Which leads me to Superman and Lex Luthor (yes, that was a Superman reference in the title and, yes, for better or worse, you are getting a peak into how my mind works – yay! Free association!). At one point in the Superman universe (even in the mainstream timeline), Lex Luthor becomes President of the United States. Lex, a known supervillain, runs a populist campaign to become POTUS. He is actually mostly competent until, of course, he goes insane and tries to kill Superman.
At the time, this seemed like a preposterous concept (the well-known supervillain becoming President part, not the going crazy and trying to kill Superman part…that part was totally on brand for Luthor). Those were the days.
Despite what may seem like parallels to today, in the real world, we don’t seem to have anyone nearly competent enough to be a supervillain either leading our government or even in the shadow government made up largely of tech billionaires (who, we can admit, have largely been exposed as far less competent than even most pessimists would have previously thought).

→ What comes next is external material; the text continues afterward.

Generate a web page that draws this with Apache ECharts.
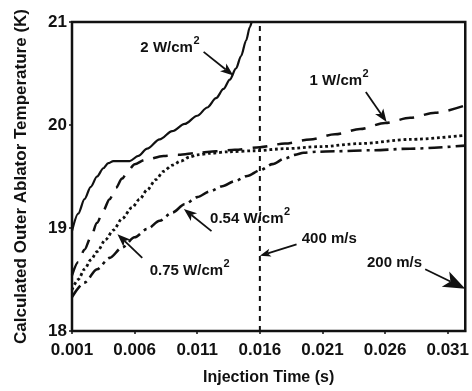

The problem I struggle with is that impulse to fit the abnormal into normal paradigms as Kahneman discussed. We are in a bizarro world where sometimes it feels like nothing is normal, but everything fits within the preexisting structures of normality. We seem incapable of grasping the scale to which the existing structures are merely a normal facade on a completely abnormal world.
We’re in a world where global political stability is regularly threatened by the temper tantrums of billionaires who feel unloved. Where the leaders of industry, my industry in particular, openly fantasize about replacing their entire human workforce with an artificial one (apparently the only role AI can’t replace is that of the billionaire CEO). Where we’re seeing the return of literal Nazism, something that directly caused millions of deaths and so many sacrificed to defeat not even one hundred years ago.
I could go on, but you get the point. Nothing about this is normal but we have to go on with our lives and jobs, so we place the abnormal into a normal bucket where it warrants all kinds of completely normal responses – strongly worded condemnations, boycotts, donations to the opposition, formal complaints or even maybe (gasp!) a lawsuit. Meanwhile we struggle with the cognitive dissonance between our seemingly still normal lives and the absolute batshit craziness that surrounds us.
Do normal responses work in an abnormal world? I don’t know. I suppose we’ll find out. Unfortunately, this isn’t a post with answers (you’re probably like, “Brian, I wish you’d said that in advance!” but it’s really just me trying to mentally work through what I am seeing and experiencing). I do know that this cognitive dissonance is like a ringing in my ears that keeps growing louder and that I can’t seem to get rid of.